▶ [TASK TO COMPLETE]: From the first line of the listing below to the line with "groups = ['High-Flow', 'Low-Flow', 'Rest']", print each line exactly, and nothing more. Leave out the pictures.

▶ [DATASET CONTENT]:
-- Begin --

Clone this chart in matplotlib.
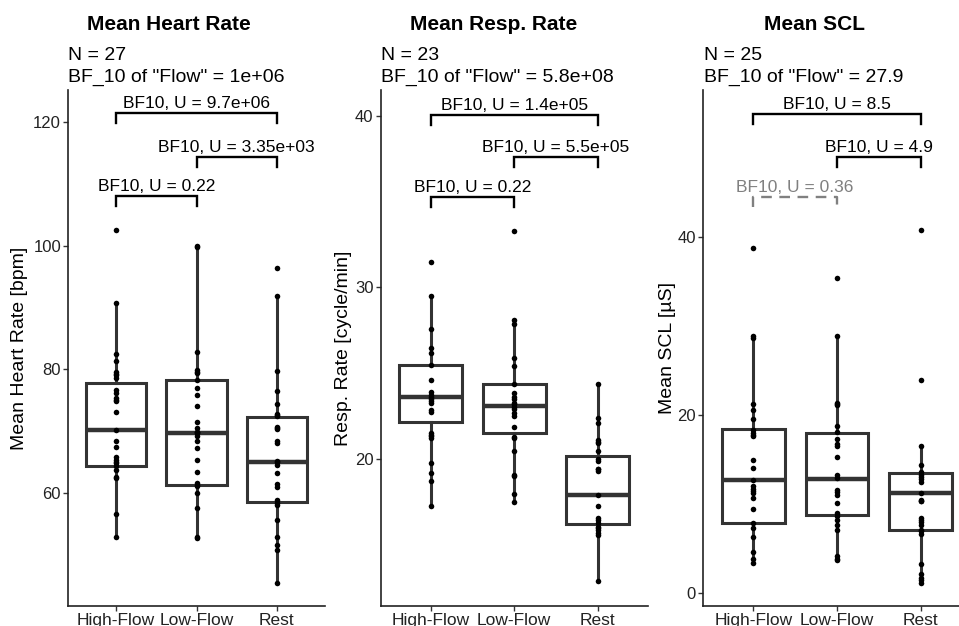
import matplotlib
matplotlib.use('Agg')
import matplotlib.pyplot as plt

plt.rcParams['font.family'] = ['Liberation Sans', 'DejaVu Sans']

W, H = 959, 626

groups = ['High-Flow', 'Low-Flow', 'Rest']

# --- Mean Heart Rate ---
hr_high = [102.6, 90.7, 82.5, 81.4, 79.6, 79.2, 79.0, 78.5, 76.6, 76.1, 75.3, 75.0, 74.8, 73.0,
           70.2, 68.3, 67.4, 65.8, 65.3, 65.0, 64.8, 64.3, 63.7, 62.6, 62.3, 56.5, 52.8]
hr_low = [100.0, 99.8, 82.7, 79.9, 79.6, 79.4, 78.2, 76.9, 75.8, 74.1, 71.4, 70.4, 69.9, 69.8,
          69.6, 69.1, 68.3, 67.2, 65.3, 63.4, 61.5, 61.2, 61.0, 59.9, 57.5, 52.8, 52.6]
hr_rest = [96.4, 91.8, 79.7, 76.5, 74.4, 72.8, 72.6, 72.4, 70.7, 70.5, 70.3, 68.3, 68.0, 65.2,
           65.0, 64.5, 63.2, 61.4, 60.9, 58.8, 58.3, 58.0, 55.5, 52.8, 51.5, 50.7, 45.4]
# q1, median, q3, whisker low, whisker high
hr_box = [(64.3, 70.2, 77.7, 52.8, 90.7), (61.2, 69.6, 78.3, 52.6, 100.0), (58.5, 64.9, 72.3, 45.4, 91.8)]

# --- Mean Resp. Rate ---
rr_high = [31.5, 29.5, 27.6, 26.5, 26.2, 25.5, 24.6, 23.9, 23.75, 23.6, 23.5, 23.4, 23.3, 22.85,
           22.75, 21.5, 21.4, 21.35, 21.25, 19.8, 19.2, 18.75, 17.3]
rr_low = [33.3, 28.1, 27.9, 25.9, 25.4, 24.4, 23.85, 23.6, 23.5, 23.3, 23.2, 23.05, 22.9, 22.7,
          22.5, 21.9, 21.3, 21.25, 20.5, 19.1, 19.0, 18.0, 17.5]
rr_rest = [24.4, 22.4, 22.1, 21.1, 21.0, 20.95, 20.5, 20.0, 19.9, 19.45, 19.4, 19.3, 17.9, 17.3,
           16.6, 16.45, 16.3, 16.05, 16.0, 15.85, 15.7, 15.6, 12.9]
rr_box = [(22.15, 23.6, 25.5, 17.3, 29.5), (21.55, 23.1, 24.35, 17.5, 28.1), (16.25, 17.9, 20.2, 12.9, 24.4)]

# --- Mean SCL ---
scl_high = [38.7, 28.9, 28.6, 21.2, 20.6, 19.5, 18.3, 18.0, 17.8, 17.6, 14.9, 14.1, 12.7, 12.0,
            11.7, 11.5, 11.2, 10.65, 9.5, 7.85, 7.3, 6.3, 4.6, 3.9, 3.4]
scl_low = [35.4, 28.9, 21.3, 21.2, 21.1, 18.8, 18.1, 17.3, 16.8, 16.5, 15.3, 13.3, 12.9, 11.6,
           11.4, 11.0, 10.1, 9.0, 8.7, 8.2, 7.7, 7.1, 4.2, 3.9, 3.7]
scl_rest = [40.7, 23.9, 16.5, 14.4, 13.6, 13.3, 13.0, 12.8, 12.5, 11.2, 10.5, 10.4, 10.3, 8.5,
            8.2, 8.0, 7.7, 7.1, 7.0, 6.7, 3.3, 2.2, 1.7, 1.5, 1.2]
scl_box = [(7.85, 12.7, 18.4, 3.4, 28.9), (8.8, 12.8, 18.0, 3.7, 28.9), (7.1, 11.3, 13.45, 1.2, 16.5)]

# brackets: (group a, group b, y level, label, significant?)
hr_sig = [(1, 2, 108.05, 'BF10, U = 0.22', True), (2, 3, 114.4, 'BF10, U = 3.35e+03', True),
          (1, 3, 121.45, 'BF10, U = 9.7e+06', True)]
rr_sig = [(1, 2, 35.26, 'BF10, U = 0.22', True), (2, 3, 37.62, 'BF10, U = 5.5e+05', True),
          (1, 3, 40.05, 'BF10, U = 1.4e+05', True)]
scl_sig = [(1, 2, 44.48, 'BF10, U = 0.36', False), (2, 3, 48.96, 'BF10, U = 4.9', True),
           (1, 3, 53.75, 'BF10, U = 8.5', True)]

panels = [
    dict(title='Mean Heart Rate', n=27, bf='1e+06', ylabel='Mean Heart Rate [bpm]',
         data=[hr_high, hr_low, hr_rest], box=hr_box, sig=hr_sig,
         ylim=(41.65, 125.2), yticks=[60, 80, 100, 120],
         px=(68, 325), title_x=169, ylab_x=20),
    dict(title='Mean Resp. Rate', n=23, bf='5.8e+08', ylabel='Resp. Rate [cycle/min]',
         data=[rr_high, rr_low, rr_rest], box=rr_box, sig=rr_sig,
         ylim=(11.45, 41.5), yticks=[20, 30, 40],
         px=(380.5, 648), title_x=493.5, ylab_x=343),
    dict(title='Mean SCL', n=25, bf='27.9', ylabel='Mean SCL [µS]',
         data=[scl_high, scl_low, scl_rest], box=scl_box, sig=scl_sig,
         ylim=(-1.42, 56.44), yticks=[0, 20, 40],
         px=(703, 971), title_x=815, ylab_x=667),
]

TOP, BOTTOM = 90, 606
fig = plt.figure(figsize=(W / 100, H / 100), dpi=100)

for p in panels:
    l, r = p['px']
    ax = fig.add_axes([l / W, (H - BOTTOM) / H, (r - l) / W, (BOTTOM - TOP) / H])
    ax.set_xlim(0.4, 3.6)
    ax.set_ylim(*p['ylim'])

    stats = []
    for name, (q1, med, q3, wlo, whi) in zip(groups, p['box']):
        stats.append(dict(label=name, q1=q1, med=med, q3=q3, whislo=wlo, whishi=whi, fliers=[]))
    ax.bxp(stats, positions=[1, 2, 3], widths=0.75, showcaps=False, patch_artist=True,
           boxprops=dict(facecolor='white', edgecolor='#333333', linewidth=2.2),
           whiskerprops=dict(color='#333333', linewidth=2.2),
           medianprops=dict(color='#333333', linewidth=3.2, solid_capstyle='butt'))

    for i, vals in enumerate(p['data']):
        ax.plot([i + 1] * len(vals), vals, 'o', color='black', ms=4.0, mec='none', zorder=5)

    # tip length of 10 px in data units
    tip = 10 * (p['ylim'][1] - p['ylim'][0]) / (BOTTOM - TOP)
    for a, b, y, label, ok in p['sig']:
        col = 'black' if ok else '#808080'
        ls = '-' if ok else (0, (4.5, 3.2))
        ax.plot([a, a, b, b], [y - tip, y, y, y - tip], color=col, lw=1.7, ls=ls,
                solid_joinstyle='miter', clip_on=False, zorder=6)
        ax.annotate(label, xy=((a + b) / 2, y), xytext=(0, 3.5), textcoords='offset points',
                    ha='center', va='baseline', fontsize=12.5, color=col)

    ax.set_xticks([1, 2, 3])
    ax.set_xticklabels(groups, fontsize=12.5, color='#222222')
    ax.set_yticks(p['yticks'])
    ax.set_yticklabels([str(t) for t in p['yticks']], fontsize=12, color='#222222')
    ax.tick_params(length=3.5, width=1, color='#333333', pad=1.5)
    for s in ['top', 'right']:
        ax.spines[s].set_visible(False)
    for s in ['left', 'bottom']:
        ax.spines[s].set_linewidth(1.2)
        ax.spines[s].set_color('#222222')

    fig.text(p['title_x'] / W, 1 - 30 / H, p['title'], ha='center', va='baseline',
             fontsize=15, fontweight='bold')
    fig.text((l + 0.5) / W, 1 - 60 / H, f"N = {p['n']}", ha='left', va='baseline', fontsize=14)
    fig.text((l + 0.5) / W, 1 - 81.5 / H, f'BF_10 of "Flow" = {p["bf"]}', ha='left',
             va='baseline', fontsize=14)
    fig.text(p['ylab_x'] / W, 1 - 348 / H, p['ylabel'], rotation=90, ha='center', va='center',
             fontsize=14)

fig.savefig('out.png', dpi=100)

-- End --

▶ [EXERCISE SOLUTION]:
Clone this chart in matplotlib.
import matplotlib
matplotlib.use('Agg')
import matplotlib.pyplot as plt

plt.rcParams['font.family'] = ['Liberation Sans', 'DejaVu Sans']

W, H = 959, 626

groups = ['High-Flow', 'Low-Flow', 'Rest']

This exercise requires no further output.